The topological derivative approach formalizes layer insertion by minimizing a topology-dependent loss functional $J(\tau)$ using second-order sensitivity analysis. The maximal eigenvalue of the Hessian (topological sensitivity) determines not only where to insert the next layer but also how to initialize it—immediately yielding maximal reduction in training loss.

5. Hierarchical Decomposition and Adaptive Depth Selection

Hierarchical frameworks address large, diverse label spaces by decomposing classification tasks into a family of smaller, specialized subnetworks, with depth adaptively chosen per cluster. Clustering is performed via agglomerative linkage on class confusion matrices, and each resulting cluster is assigned a candidate network from a predefined library (for example, with depth 6, 8, or 10). The best-performing depth per cluster is empirically identified; clusters with moderate complexity often select depth-6 architectures as optimal. Table-based evaluation demonstrates that in CalTech-101 experiments, depth-6 subnetworks frequently yield best results in most clusters, emphasizing the empirical advantage of this adaptive approach for both accuracy and efficiency (Chennupati et al., 2020).

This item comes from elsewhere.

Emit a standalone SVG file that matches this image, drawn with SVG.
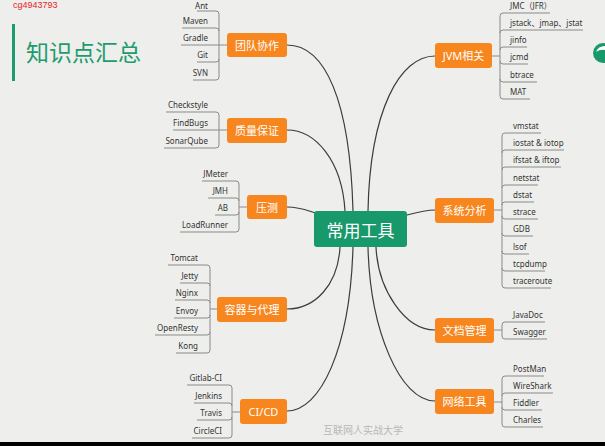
<svg xmlns="http://www.w3.org/2000/svg" width="605" height="446" viewBox="0 0 605 446">
<style>
.main{fill:#f7861e}
.center{fill:#17996b}
.nt{font-family:"Noto Sans","Noto Sans CJK SC",sans-serif;font-size:11px;fill:#ffffff;text-anchor:middle;dominant-baseline:central}
.ct{font-family:"Noto Sans CJK SC","Noto Sans",sans-serif;font-size:17px;fill:#ffffff;text-anchor:middle;dominant-baseline:central}
.conn{fill:none;stroke:#3c3c3c;stroke-width:1.2}
.leafline{fill:none;stroke:#8a8a8a;stroke-width:1}
.lt{font-family:"Noto Sans","Noto Sans CJK SC",sans-serif;font-size:8px;fill:#333333}
.lt.l{text-anchor:end}
</style>
<rect x="0" y="0" width="605" height="446" fill="#eeefec"/>
<rect x="0" y="442" width="605" height="4" fill="#000000"/>
<text x="13" y="8" font-family="Liberation Sans, sans-serif" font-size="9" fill="#e8231e">cg4943793</text>
<rect x="12" y="24" width="3" height="57" fill="#1e9b6e"/>
<text x="26" y="61" font-family="Noto Sans CJK SC, sans-serif" font-size="23" fill="#1e9b6e">知识点汇总</text>
<circle cx="603" cy="53" r="10" fill="#17996b"/>
<path d="M596,52 Q598,46 605,46 L605,50 Q600,49 596,52 Z" fill="#ffffff"/>
<text x="363" y="434" font-family="Noto Sans CJK SC, sans-serif" font-size="10" fill="#b8b8b8" text-anchor="middle">互联网人实战大学</text>

<g id="connectors">
<path class="conn" d="M287,45 C325,45 350,100 353,211"/>
<path class="conn" d="M287,130 C315,130 342,160 345,211"/>
<path class="conn" d="M287,207 C300,207 306,210 315,213"/>
<path class="conn" d="M287,309 C315,309 338,285 340,247"/>
<path class="conn" d="M287,411 C320,411 350,350 353,247"/>
<path class="conn" d="M435,56 C400,56 370,110 368,211"/>
<path class="conn" d="M407,215 C418,212 425,210 435,210"/>
<path class="conn" d="M435,330 C405,330 378,290 376,247"/>
<path class="conn" d="M435,401 C400,401 370,330 368,247"/>
</g>

<g id="center">
<rect class="center" x="314" y="211" width="93" height="36" rx="3"/>
<text class="ct" x="360.5" y="229">常用工具</text>
</g>

<g id="team">
<rect class="main" x="227" y="33" width="60" height="24" rx="3"/>
<text class="nt" x="257" y="45">团队协作</text>
<path class="leafline" d="M219,14 V77 M219,14 Q219,11 216,11 H197 M219,31 Q219,28 216,28 H182 M227,45 H181 M219,59 Q219,62 216,62 H197 M219,77 Q219,80 216,80 H193"/>
<text class="lt l" x="208" y="8.5">Ant</text>
<text class="lt l" x="208" y="24">Maven</text>
<text class="lt l" x="208" y="41">Gradle</text>
<text class="lt l" x="208" y="58">Git</text>
<text class="lt l" x="208" y="76">SVN</text>
</g>

<g id="qa">
<rect class="main" x="227" y="118" width="60" height="25" rx="3"/>
<text class="nt" x="257" y="130.5">质量保证</text>
<path class="leafline" d="M219,115 V145 M219,115 Q219,112 216,112 H166 M227,130 H173 M219,145 Q219,148 216,148 H164"/>
<text class="lt l" x="208" y="108">Checkstyle</text>
<text class="lt l" x="208" y="126">FindBugs</text>
<text class="lt l" x="208" y="144">SonarQube</text>
</g>

<g id="stress">
<rect class="main" x="247" y="195" width="40" height="24" rx="3"/>
<text class="nt" x="267" y="207">压测</text>
<path class="leafline" d="M239,184 V229 M247,207 H239 M239,184 Q239,181 236,181 H202 M239,201 Q239,198 236,198 H208 M239,212 Q239,215 236,215 H215 M239,229 Q239,232 236,232 H180"/>
<text class="lt l" x="228" y="177">JMeter</text>
<text class="lt l" x="228" y="194">JMH</text>
<text class="lt l" x="228" y="211">AB</text>
<text class="lt l" x="228" y="228">LoadRunner</text>
</g>

<g id="container">
<rect class="main" x="217" y="297" width="70" height="25" rx="3"/>
<text class="nt" x="252" y="309.5">容器与代理</text>
<path class="leafline" d="M210,268 V350 M217,309 H210 M210,268 Q210,265 207,265 H168 M210,286 Q210,283 207,283 H180 M210,303 Q210,300 207,300 H175 M210,315 Q210,318 207,318 H174 M210,332 Q210,335 207,335 H155 M210,350 Q210,353 207,353 H176"/>
<text class="lt l" x="198" y="261">Tomcat</text>
<text class="lt l" x="198" y="279">Jetty</text>
<text class="lt l" x="198" y="296">Nginx</text>
<text class="lt l" x="198" y="314">Envoy</text>
<text class="lt l" x="198" y="331">OpenResty</text>
<text class="lt l" x="198" y="349">Kong</text>
</g>

<g id="cicd">
<rect class="main" x="240" y="399" width="47" height="25" rx="3"/>
<text class="nt" x="263.5" y="411.5">CI/CD</text>
<path class="leafline" d="M232,388 V435 M240,412 H232 M232,388 Q232,385 229,385 H187 M232,406 Q232,403 229,403 H194 M232,417 Q232,420 229,420 H197 M232,435 Q232,438 229,438 H192"/>
<text class="lt l" x="222" y="381">Gitlab-CI</text>
<text class="lt l" x="222" y="399">Jenkins</text>
<text class="lt l" x="222" y="416">Travis</text>
<text class="lt l" x="222" y="434">CircleCI</text>
</g>

<g id="jvm">
<rect class="main" x="435" y="43" width="57" height="25" rx="3"/>
<text class="nt" x="463.5" y="55.5">JVM相关</text>
<path class="leafline" d="M500,16 V96 M492,56 H500 M500,16 Q500,13 503,13 H550 M500,33 Q500,30 503,30 H583 M500,50 Q500,47 503,47 H527 M500,61 Q500,64 503,64 H528 M500,79 Q500,82 503,82 H537 M500,96 Q500,99 503,99 H530"/>
<text class="lt" x="510" y="9">JMC（JFR）</text>
<text class="lt" x="510" y="26">jstack、jmap、jstat</text>
<text class="lt" x="510" y="43">jinfo</text>
<text class="lt" x="510" y="60">jcmd</text>
<text class="lt" x="510" y="78">btrace</text>
<text class="lt" x="510" y="95">MAT</text>
</g>

<g id="sys">
<rect class="main" x="435" y="198" width="59" height="25" rx="3"/>
<text class="nt" x="464.5" y="210.5">系统分析</text>
<path class="leafline" d="M502,136 V285 M494,210 H502 M502,136 Q502,133 505,133 H541 M502,153 Q502,150 505,150 H564 M502,170 Q502,167 505,167 H561 M502,188 Q502,185 505,185 H538 M502,205 Q502,202 505,202 H534 M502,216 Q502,219 505,219 H538 M502,233 Q502,236 505,236 H533 M502,251 Q502,254 505,254 H529 M502,268 Q502,271 505,271 H545 M502,285 Q502,288 505,288 H551"/>
<text class="lt" x="513" y="129">vmstat</text>
<text class="lt" x="513" y="146">iostat &amp; iotop</text>
<text class="lt" x="513" y="163">ifstat &amp; iftop</text>
<text class="lt" x="513" y="181">netstat</text>
<text class="lt" x="513" y="198">dstat</text>
<text class="lt" x="513" y="215">strace</text>
<text class="lt" x="513" y="232">GDB</text>
<text class="lt" x="513" y="250">lsof</text>
<text class="lt" x="513" y="267">tcpdump</text>
<text class="lt" x="513" y="284">traceroute</text>
</g>

<g id="doc">
<rect class="main" x="435" y="318" width="59" height="25" rx="3"/>
<text class="nt" x="464.5" y="330.5">文档管理</text>
<path class="leafline" d="M502,325 V336 M494,330 H502 M502,325 Q502,322 505,322 H545 M502,336 Q502,339 505,339 H547"/>
<text class="lt" x="513" y="318">JavaDoc</text>
<text class="lt" x="513" y="335">Swagger</text>
</g>

<g id="net">
<rect class="main" x="435" y="389" width="59" height="25" rx="3"/>
<text class="nt" x="464.5" y="401.5">网络工具</text>
<path class="leafline" d="M502,379 V424 M494,402 H502 M502,379 Q502,376 505,376 H544 M502,396 Q502,393 505,393 H553 M502,407 Q502,410 505,410 H542 M502,424 Q502,427 505,427 H543"/>
<text class="lt" x="513" y="372">PostMan</text>
<text class="lt" x="513" y="389">WireShark</text>
<text class="lt" x="513" y="406">Fiddler</text>
<text class="lt" x="513" y="423">Charles</text>
</g>
</svg>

6. Dynamic Depth Controllers in Transformer Architectures

Depth-adaptive Transformer models implement dynamic output prediction and halting mechanisms at each layer, particularly in six-block encoder–decoder architectures. Each decoder block provides an auxiliary output, and a learned scalar halting mechanism determines at which depth to emit predictions per token. The per-layer halting distribution $q_t(n)$ enables early exit either by sampling or by using learned thresholds. Training minimizes a combined loss: the sequence-to-sequence loss at every available depth and a halting loss, encouraging accurate depth prediction. Empirical experiments on IWSLT German→English show that average exit as low as 1.42 layers (out of 6) can be achieved with minimal BLEU score reduction, substantiating substantial compute savings ( $\sim$ 76% reduction) with negligible loss in translation quality (Elbayad et al., 2019).

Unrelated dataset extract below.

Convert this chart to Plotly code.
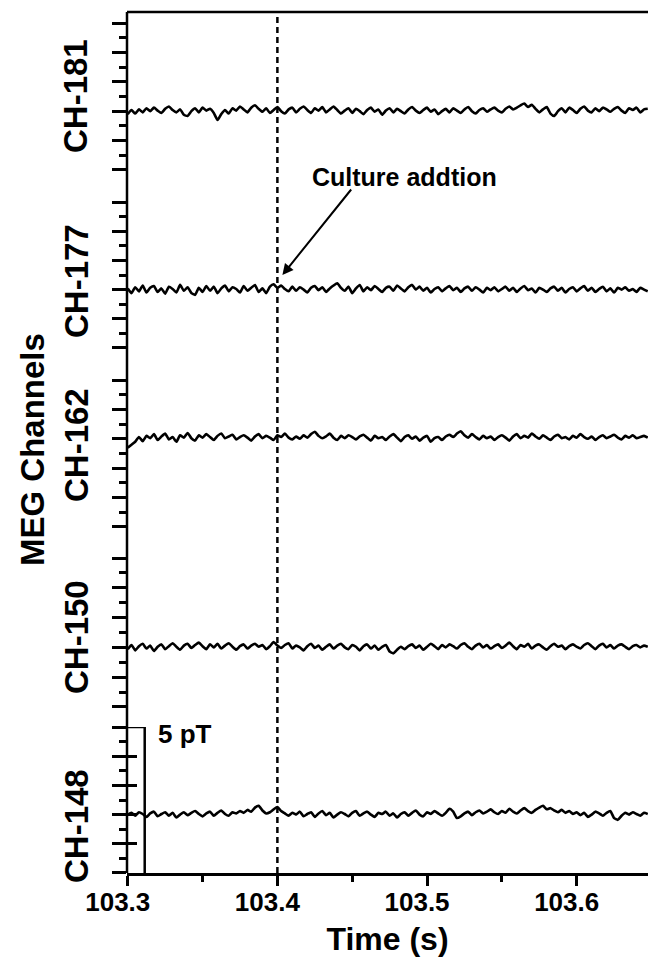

7. Interpretability, Efficiency, and Open Challenges

Adaptive depth-6 architectures afford explicit transparency into the reasoning or computation path for each input. DS-MoE, for example, outputs explicit reasoning chains as a sequence of module activations, which are human-interpretable and can be visualized as directed graphs. Quantitative interpretability proxies include the entropy of the expert routing distribution; lower entropy implies more targeted, interpretable computation (Roy et al., 24 Sep 2025).

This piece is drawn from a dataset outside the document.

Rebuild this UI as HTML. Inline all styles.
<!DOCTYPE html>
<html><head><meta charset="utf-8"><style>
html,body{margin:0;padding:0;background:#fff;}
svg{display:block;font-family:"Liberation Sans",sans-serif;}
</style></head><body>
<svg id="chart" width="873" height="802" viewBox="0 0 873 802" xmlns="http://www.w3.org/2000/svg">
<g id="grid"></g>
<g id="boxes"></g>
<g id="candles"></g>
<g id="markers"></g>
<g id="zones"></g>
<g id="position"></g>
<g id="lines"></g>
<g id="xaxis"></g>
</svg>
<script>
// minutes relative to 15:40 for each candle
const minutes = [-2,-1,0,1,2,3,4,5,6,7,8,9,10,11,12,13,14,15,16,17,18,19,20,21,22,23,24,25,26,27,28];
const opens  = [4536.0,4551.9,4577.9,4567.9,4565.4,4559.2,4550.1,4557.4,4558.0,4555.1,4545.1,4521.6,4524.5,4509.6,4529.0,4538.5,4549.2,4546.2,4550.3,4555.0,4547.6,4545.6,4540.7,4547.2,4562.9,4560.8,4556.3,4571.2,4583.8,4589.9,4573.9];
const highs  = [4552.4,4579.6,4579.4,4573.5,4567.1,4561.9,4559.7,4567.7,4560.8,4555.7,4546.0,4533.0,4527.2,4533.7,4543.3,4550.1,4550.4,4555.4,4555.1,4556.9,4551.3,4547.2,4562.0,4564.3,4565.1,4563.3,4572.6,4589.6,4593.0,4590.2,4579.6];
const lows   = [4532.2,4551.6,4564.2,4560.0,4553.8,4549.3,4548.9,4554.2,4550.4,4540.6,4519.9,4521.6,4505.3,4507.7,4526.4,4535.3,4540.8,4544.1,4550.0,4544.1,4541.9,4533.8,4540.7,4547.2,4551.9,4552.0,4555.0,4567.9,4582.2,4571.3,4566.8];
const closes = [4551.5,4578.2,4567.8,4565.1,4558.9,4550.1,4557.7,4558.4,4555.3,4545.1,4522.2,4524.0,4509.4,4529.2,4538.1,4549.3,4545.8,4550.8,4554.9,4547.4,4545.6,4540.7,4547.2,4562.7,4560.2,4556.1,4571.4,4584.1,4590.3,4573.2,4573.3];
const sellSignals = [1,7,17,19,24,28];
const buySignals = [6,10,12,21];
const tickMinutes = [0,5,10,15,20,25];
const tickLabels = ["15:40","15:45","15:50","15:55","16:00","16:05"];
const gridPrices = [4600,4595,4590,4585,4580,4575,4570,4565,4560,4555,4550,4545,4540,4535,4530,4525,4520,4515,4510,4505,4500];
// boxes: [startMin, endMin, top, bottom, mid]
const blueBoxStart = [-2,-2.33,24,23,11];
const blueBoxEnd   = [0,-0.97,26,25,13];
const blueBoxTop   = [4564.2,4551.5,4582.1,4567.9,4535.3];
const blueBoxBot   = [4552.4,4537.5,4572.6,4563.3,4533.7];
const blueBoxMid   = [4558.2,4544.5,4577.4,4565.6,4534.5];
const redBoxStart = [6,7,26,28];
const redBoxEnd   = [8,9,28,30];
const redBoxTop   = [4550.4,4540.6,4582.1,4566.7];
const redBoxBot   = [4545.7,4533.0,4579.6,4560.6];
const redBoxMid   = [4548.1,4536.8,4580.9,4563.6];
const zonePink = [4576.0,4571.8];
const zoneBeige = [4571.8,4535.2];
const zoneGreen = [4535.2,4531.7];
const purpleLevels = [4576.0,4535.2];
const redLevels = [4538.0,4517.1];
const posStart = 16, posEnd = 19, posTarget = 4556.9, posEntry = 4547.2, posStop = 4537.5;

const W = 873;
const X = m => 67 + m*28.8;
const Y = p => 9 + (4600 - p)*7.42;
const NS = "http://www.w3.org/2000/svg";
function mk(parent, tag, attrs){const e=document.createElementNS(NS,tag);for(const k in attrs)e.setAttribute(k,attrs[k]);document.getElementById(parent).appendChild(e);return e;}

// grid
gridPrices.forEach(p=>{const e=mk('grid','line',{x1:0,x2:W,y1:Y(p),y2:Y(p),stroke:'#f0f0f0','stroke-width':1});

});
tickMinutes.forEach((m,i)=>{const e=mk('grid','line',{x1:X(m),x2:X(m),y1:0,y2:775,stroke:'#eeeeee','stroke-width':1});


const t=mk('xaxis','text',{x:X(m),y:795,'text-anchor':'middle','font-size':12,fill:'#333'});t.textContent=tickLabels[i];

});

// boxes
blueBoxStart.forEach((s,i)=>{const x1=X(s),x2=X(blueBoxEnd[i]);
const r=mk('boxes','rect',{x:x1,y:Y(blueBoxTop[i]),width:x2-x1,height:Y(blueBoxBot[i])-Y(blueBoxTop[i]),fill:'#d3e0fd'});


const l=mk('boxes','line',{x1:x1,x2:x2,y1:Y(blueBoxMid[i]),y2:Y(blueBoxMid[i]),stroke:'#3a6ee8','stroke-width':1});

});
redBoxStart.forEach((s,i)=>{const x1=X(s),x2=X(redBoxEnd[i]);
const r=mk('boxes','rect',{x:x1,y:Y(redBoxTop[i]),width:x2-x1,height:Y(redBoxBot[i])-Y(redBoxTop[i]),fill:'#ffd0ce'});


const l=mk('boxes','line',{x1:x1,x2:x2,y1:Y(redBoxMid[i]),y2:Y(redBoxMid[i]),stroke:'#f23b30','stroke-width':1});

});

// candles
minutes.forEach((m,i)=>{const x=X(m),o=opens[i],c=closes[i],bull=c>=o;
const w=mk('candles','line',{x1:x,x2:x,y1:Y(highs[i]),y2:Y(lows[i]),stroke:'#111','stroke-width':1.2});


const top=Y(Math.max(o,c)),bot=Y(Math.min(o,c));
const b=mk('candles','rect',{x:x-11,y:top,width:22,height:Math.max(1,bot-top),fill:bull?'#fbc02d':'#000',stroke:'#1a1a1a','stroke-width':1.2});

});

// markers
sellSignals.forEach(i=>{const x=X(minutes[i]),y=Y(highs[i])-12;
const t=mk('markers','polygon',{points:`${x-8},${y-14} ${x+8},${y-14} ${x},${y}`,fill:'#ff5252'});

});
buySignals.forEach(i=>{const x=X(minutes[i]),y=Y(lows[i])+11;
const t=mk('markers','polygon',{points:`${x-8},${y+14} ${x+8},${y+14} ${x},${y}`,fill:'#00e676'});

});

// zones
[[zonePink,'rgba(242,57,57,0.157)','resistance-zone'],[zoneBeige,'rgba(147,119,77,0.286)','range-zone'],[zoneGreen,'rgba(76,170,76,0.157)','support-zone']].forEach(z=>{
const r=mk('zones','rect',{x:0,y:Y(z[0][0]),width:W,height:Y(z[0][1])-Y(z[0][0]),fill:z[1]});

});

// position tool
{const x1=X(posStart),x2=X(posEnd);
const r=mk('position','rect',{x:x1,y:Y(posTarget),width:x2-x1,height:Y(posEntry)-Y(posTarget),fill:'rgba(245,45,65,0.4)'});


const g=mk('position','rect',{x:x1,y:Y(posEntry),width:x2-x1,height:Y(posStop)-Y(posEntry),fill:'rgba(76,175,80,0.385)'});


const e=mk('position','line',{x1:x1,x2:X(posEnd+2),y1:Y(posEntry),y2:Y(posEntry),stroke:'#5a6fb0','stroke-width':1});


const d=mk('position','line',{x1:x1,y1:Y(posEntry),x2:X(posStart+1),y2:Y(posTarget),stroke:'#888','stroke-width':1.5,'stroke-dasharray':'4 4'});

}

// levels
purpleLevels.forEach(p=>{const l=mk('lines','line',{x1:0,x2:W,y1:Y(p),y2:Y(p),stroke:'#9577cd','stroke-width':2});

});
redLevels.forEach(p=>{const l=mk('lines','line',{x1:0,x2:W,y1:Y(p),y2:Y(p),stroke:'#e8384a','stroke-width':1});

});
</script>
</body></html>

Efficiency metrics are consistently favorable: computational cost scales with effective utilized depth rather than network maximum, with observed FLOP reductions up to 70–80% and latency reductions up to 2.2 $\times$ . Remaining open challenges include the cost of dynamic routing in real-time deployment, the expert or module design for new tasks, and generalization beyond the empirically robust six-layer maximum.

In summary, adaptive depth-6 network architectures utilize dynamic depth selection, modular or hierarchical decomposition, optimal control, or data-driven regularization to tune effective computation depth and resource allocation. Their multiplicity of approaches, from expert routing to per-cluster architecture to continuous-depth discretization, consistently yield efficiency gains and often improved or comparable task performance relative to static-depth baselines. These methods delineate a new paradigm in neural network adaptability, interpretability, and scalability, with empirical and theoretical advances validated across diverse architectures and domains (Roy et al., 24 Sep 2025, Tareen et al., 12 Oct 2025, Krishnanunni et al., 2022, Aghili et al., 2020, Chennupati et al., 2020, Krishnanunni et al., 8 Feb 2025, Elbayad et al., 2019).